• [Task details]: Skip pictures; extract every line from the one with "Output the web" through the one with "const alertRightErr = [0.25, 0.17, 0.27];", exactly as written.

• [Rows from a dataset of charts and code]:
※ ※ ※
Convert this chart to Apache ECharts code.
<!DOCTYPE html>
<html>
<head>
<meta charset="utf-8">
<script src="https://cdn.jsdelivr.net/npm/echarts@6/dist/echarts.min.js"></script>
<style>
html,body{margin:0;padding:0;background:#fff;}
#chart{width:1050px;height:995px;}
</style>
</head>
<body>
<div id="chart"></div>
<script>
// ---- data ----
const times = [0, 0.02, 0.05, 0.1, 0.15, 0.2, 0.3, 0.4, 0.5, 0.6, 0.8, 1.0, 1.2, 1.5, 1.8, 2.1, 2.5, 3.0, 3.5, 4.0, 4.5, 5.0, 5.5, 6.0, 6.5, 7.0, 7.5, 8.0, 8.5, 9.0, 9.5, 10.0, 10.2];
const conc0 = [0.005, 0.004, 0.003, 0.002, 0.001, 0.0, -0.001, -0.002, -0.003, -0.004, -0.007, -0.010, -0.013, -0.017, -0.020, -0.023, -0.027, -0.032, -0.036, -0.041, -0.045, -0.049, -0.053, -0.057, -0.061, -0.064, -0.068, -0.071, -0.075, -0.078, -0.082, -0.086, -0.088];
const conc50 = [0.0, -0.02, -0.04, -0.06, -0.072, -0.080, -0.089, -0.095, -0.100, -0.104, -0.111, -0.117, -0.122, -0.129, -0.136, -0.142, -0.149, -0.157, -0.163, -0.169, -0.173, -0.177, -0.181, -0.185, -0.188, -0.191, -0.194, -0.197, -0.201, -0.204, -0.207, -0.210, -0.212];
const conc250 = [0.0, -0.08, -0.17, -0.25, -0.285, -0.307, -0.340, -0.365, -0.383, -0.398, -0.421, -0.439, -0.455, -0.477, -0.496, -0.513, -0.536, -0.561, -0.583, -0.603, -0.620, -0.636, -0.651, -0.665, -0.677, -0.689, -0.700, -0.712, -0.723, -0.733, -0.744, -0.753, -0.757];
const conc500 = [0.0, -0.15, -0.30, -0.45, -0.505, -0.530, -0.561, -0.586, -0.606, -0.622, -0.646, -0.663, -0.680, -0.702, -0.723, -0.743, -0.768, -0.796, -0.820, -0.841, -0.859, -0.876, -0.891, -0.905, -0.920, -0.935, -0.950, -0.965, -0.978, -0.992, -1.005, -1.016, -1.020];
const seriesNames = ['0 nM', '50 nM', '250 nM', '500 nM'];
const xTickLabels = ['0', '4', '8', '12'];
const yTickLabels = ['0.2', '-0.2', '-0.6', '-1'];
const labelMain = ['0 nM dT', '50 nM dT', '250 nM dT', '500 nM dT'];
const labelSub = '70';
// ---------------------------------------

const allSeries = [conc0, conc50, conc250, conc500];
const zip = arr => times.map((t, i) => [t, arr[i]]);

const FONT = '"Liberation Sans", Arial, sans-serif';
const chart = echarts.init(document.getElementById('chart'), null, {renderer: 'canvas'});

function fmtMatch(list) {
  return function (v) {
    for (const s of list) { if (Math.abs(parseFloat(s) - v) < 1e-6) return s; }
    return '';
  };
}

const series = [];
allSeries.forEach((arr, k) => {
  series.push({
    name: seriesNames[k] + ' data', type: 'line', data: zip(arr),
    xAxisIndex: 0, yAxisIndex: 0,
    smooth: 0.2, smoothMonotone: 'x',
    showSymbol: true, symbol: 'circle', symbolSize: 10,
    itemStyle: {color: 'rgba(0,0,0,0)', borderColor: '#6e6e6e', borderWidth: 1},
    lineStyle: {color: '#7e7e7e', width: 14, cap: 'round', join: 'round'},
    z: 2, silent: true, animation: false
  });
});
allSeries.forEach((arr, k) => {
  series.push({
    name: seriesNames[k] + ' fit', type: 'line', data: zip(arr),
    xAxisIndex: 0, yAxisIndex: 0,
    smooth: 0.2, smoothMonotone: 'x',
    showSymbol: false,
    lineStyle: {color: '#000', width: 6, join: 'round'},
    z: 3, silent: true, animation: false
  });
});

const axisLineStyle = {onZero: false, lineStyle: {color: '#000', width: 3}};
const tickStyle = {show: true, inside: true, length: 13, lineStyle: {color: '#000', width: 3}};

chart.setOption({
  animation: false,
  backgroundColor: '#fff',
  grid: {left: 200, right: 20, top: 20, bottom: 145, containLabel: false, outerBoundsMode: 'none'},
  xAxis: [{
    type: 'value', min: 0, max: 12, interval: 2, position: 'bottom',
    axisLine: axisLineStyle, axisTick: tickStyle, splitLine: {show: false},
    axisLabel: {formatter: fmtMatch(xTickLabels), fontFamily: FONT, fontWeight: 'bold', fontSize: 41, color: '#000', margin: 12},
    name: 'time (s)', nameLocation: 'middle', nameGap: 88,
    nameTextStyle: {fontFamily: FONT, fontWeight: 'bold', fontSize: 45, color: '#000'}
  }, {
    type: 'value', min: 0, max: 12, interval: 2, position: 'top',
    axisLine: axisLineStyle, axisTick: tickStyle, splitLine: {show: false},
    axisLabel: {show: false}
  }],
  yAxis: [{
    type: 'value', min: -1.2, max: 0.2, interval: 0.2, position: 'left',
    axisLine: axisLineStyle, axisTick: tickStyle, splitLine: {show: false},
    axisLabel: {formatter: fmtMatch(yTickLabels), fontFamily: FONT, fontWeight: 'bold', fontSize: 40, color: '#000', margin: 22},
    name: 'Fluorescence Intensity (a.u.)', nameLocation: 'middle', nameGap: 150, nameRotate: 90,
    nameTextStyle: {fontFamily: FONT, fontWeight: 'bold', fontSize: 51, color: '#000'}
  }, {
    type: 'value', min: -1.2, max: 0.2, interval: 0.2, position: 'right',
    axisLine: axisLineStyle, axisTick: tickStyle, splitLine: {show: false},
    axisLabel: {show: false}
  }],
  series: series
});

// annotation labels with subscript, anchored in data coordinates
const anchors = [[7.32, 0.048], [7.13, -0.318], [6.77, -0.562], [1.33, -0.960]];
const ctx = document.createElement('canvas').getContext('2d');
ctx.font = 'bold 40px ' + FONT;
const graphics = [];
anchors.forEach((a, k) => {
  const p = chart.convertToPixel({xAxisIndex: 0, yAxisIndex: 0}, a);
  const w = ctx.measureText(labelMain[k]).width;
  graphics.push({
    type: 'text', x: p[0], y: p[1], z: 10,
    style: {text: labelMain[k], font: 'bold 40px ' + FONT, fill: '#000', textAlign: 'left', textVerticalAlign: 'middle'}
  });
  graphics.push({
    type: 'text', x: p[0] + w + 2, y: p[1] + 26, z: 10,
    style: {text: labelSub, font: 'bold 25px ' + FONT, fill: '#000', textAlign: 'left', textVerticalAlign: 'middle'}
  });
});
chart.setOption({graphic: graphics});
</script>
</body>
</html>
※ ※ ※
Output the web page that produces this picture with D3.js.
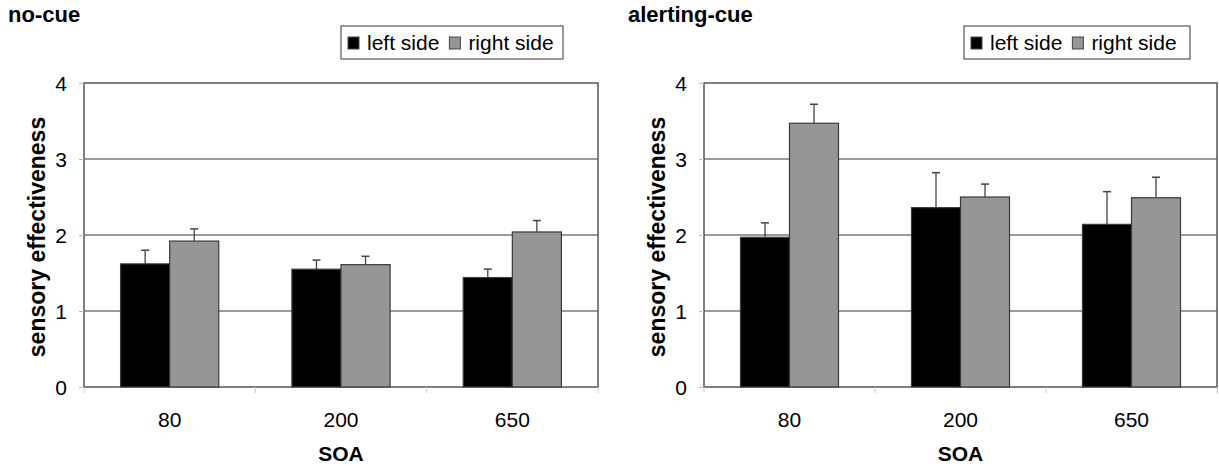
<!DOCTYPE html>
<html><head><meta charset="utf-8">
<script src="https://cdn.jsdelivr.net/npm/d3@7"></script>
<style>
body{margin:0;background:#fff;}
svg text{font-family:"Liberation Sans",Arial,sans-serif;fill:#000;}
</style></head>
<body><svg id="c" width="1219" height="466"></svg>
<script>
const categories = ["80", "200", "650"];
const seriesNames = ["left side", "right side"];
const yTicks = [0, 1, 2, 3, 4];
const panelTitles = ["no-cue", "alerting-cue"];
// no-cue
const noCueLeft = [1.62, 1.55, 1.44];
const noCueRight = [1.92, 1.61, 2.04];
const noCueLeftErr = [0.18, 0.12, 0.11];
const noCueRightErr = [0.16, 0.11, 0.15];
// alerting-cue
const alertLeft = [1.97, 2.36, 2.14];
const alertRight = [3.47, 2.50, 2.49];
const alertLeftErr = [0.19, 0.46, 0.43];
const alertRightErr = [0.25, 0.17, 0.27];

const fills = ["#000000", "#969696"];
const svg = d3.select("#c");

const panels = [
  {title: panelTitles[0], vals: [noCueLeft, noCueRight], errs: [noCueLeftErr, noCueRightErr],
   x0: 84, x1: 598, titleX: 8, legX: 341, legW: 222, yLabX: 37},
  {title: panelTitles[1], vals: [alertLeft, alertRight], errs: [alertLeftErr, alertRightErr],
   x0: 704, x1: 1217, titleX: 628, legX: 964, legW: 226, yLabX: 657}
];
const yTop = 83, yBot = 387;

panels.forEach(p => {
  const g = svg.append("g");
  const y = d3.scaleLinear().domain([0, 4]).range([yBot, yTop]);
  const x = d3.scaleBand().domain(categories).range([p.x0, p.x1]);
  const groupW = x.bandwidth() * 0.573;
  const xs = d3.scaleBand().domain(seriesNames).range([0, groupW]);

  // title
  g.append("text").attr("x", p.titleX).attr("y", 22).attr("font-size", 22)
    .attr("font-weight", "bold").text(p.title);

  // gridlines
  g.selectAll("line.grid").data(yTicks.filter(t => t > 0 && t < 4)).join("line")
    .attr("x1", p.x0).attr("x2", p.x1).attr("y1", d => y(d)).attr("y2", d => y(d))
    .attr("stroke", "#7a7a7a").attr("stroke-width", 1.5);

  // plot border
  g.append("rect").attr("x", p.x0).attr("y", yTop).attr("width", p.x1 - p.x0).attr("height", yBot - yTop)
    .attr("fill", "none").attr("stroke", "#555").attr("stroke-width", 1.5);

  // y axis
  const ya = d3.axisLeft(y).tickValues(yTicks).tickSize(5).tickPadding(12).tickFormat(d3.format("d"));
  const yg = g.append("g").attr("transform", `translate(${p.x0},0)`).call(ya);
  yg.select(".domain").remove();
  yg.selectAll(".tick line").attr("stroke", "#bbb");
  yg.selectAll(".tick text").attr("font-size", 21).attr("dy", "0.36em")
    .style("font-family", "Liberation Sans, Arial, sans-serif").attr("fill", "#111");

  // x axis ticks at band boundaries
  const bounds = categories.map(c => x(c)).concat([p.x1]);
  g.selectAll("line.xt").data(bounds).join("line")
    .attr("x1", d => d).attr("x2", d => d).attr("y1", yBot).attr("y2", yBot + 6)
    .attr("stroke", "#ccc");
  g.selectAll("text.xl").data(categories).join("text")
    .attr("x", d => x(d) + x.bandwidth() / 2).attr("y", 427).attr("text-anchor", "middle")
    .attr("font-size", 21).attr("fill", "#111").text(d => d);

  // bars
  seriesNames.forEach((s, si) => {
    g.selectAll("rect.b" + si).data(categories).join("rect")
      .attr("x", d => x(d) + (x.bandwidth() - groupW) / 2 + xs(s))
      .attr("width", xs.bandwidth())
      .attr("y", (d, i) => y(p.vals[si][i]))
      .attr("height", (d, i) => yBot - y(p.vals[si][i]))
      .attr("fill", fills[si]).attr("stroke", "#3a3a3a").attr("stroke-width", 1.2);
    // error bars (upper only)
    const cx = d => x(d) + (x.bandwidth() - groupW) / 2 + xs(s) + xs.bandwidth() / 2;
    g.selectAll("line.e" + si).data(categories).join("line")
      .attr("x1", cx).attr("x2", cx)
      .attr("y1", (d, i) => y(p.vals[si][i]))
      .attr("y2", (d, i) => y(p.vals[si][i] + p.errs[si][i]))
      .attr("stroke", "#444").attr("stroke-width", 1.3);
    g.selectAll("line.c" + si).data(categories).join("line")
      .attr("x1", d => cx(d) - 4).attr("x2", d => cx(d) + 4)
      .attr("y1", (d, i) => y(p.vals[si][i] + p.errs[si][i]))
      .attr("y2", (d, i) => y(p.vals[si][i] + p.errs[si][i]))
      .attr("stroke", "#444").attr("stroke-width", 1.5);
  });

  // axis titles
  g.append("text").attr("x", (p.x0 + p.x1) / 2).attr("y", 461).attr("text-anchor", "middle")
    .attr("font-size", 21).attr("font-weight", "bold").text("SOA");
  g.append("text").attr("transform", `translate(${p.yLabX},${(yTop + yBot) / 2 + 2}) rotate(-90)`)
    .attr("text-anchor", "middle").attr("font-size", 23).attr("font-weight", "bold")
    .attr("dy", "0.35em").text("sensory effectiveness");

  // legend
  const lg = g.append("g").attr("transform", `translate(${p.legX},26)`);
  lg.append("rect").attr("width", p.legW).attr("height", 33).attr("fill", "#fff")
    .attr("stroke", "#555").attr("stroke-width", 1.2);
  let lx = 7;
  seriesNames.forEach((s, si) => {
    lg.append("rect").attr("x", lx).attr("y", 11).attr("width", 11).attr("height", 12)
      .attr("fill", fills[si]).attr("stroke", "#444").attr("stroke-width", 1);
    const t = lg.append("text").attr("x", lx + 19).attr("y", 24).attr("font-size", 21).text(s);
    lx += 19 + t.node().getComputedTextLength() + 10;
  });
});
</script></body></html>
※ ※ ※
• [The answer]:
Output the web page that produces this picture with D3.js.
<!DOCTYPE html>
<html><head><meta charset="utf-8">
<script src="https://cdn.jsdelivr.net/npm/d3@7"></script>
<style>
body{margin:0;background:#fff;}
svg text{font-family:"Liberation Sans",Arial,sans-serif;fill:#000;}
</style></head>
<body><svg id="c" width="1219" height="466"></svg>
<script>
const categories = ["80", "200", "650"];
const seriesNames = ["left side", "right side"];
const yTicks = [0, 1, 2, 3, 4];
const panelTitles = ["no-cue", "alerting-cue"];
// no-cue
const noCueLeft = [1.62, 1.55, 1.44];
const noCueRight = [1.92, 1.61, 2.04];
const noCueLeftErr = [0.18, 0.12, 0.11];
const noCueRightErr = [0.16, 0.11, 0.15];
// alerting-cue
const alertLeft = [1.97, 2.36, 2.14];
const alertRight = [3.47, 2.50, 2.49];
const alertLeftErr = [0.19, 0.46, 0.43];
const alertRightErr = [0.25, 0.17, 0.27];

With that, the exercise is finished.